(not)parkrun
(not)parkrun
News, Press - 14th March 2016

Government funding to help parkrun boost health of people with disabilities and long-term health conditions

DofH

parkrun UK has been awarded government funding to embark on a three-year project, which aims to improve the health and wellbeing of disabled and excluded groups by increasing physical activity and social engagement.

 

The project will be funded through the Department of Health’s Innovation, Excellence and Strategic Development (IESD) Fund. It will initially focus on people from one or two impairment groups, then expanded to cover all regions and a wide range of disabilities.

 

Other excluded groups will be added in response to local need and in partnership with public health leaders. Such groups have greater health needs than the rest of the population and would benefit more from increased physical activity, yet they are unlikely to see themselves as ill or in need of health interventions.

 

The project aims to:

  • Support habitual physical activity and social engagement across all ages from four upwards;
  • Provide opportunities for all, to participate in recreational running as a runner or volunteer;
  • Break down barriers to participation for those in the greatest need.

 

The parkrun vision has always been for an event ‘in every community that wants one,’ which has meant waiting for groups to come forward requesting support in establishing a parkrun. As a result, some communities are less well-represented – often the very groups who would most benefit – including disabled people such as those with mobility impairment, learning disability, sensory disability or enduring mental health problems.

 

Head of Event Delivery for parkrun UK Helen Hood said: “parkrun is in a position to genuinely improve the nation’s health and in doing this we can support the statutory health services to deliver better value for money. We can provide the help people need to make physical activity a regular habit.

 

“Our appeal as a highly social organisation at the margins of both sport and health makes us attractive to many people who would reject more mainstream activities.
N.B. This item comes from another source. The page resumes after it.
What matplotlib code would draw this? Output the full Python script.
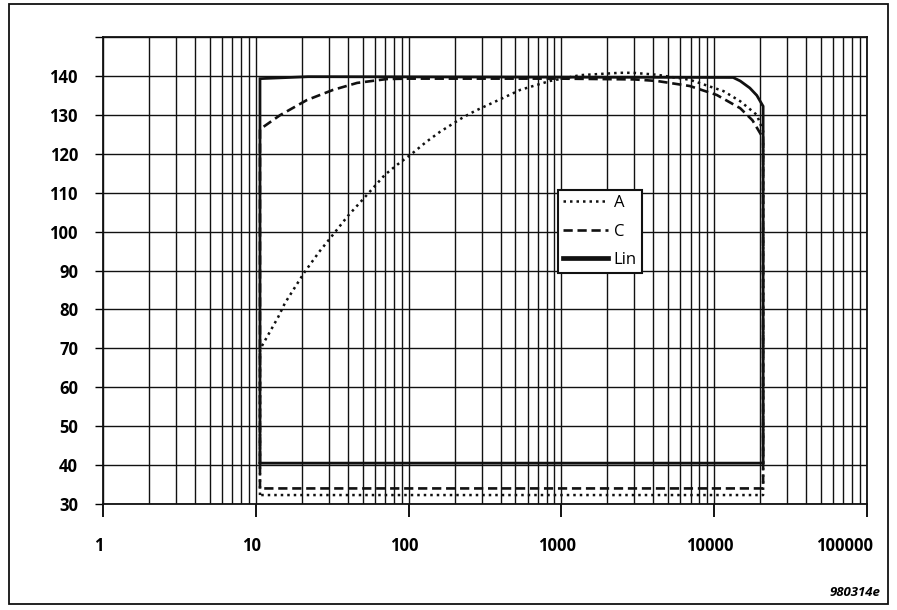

Almost one-third of our participants take more than 30 minutes to complete 5k, so we know we are seen as welcoming and supportive to all.

 

“We offer a full and valued role in sport for everyone, irrespective of economic or educational background, disability, race, gender or age.”

 

Sports and recreation providers are strong at creating opportunities for those who are already motivated to engage, but are often much weaker at creating the interest and motivation in the first place. Memories of school PE lessons and anxieties about cost can prevent many people from even considering taking up a sport. The latest figures from the Active People Survey show a significant drop-off in participation by disabled people in particular.

 

Chief Medical Officer for England Dame Sally Davies said: “Physical activity has extensive benefits for physical and mental health and wellbeing. parkrun delivers a space for people of all abilities, and all ages, to get our running shoes on and raise our heart rates with a supportive community that can help us to achieve our physical activity goals.

 

“parkrun and junior parkrun is community led, and community facing, allowing local authorities to benefit the health of their population by simply supporting parkrun with a location and helping it to be visible.”

 

parkruns do no have cut-off times and the final finisher is cheered as enthusiastically as the first. Volunteer ambassadors are chosen for their inclusive and supportive attitudes and instill this into event directors and other volunteers.

 

Aaron Hill, whose 18-year-old son Andrew suffers from dyslexia, dyspraxia, autism and mild learning difficulties, believes parkrun has transformed Andrew from an inactive boy with low self-esteem to a physically active young man with a feeling of self-worth.

 

“Andrew’s conditions have always affected his confidence and his ability to interact socially and he shied away from sports and was excused from PE classes. But since he started running in 2013, the transformation that parkrun has had on his development has been astonishing. His running and general health and fitness continues to improve, and through volunteering he is making friends and learning leadership and social skills that will prove invaluable when he moves into the world of work.”

 

31-year-old Christina Ransom, who was diagnosed with Multiple Sclerosis 12 years ago, discovered parkrun in January 2015 and has been a regular participant ever since, as well as becoming a volunteer run director.

 

“My first parkrun took me an hour and 20 minutes to complete, and since then my fitness and confidence has improved so much that I can now complete the course in half that time. Everyone is supportive and upbeat and I got completely wrapped up in the atmosphere from my first experience – there’s no reason that anyone can’t do it.

 

“The feel-good factor I get from volunteering is a real added bonus, whether it be coordinating the 5k parkrun on Saturday or helping out at junior parkrun when my two children are taking part on Sunday.”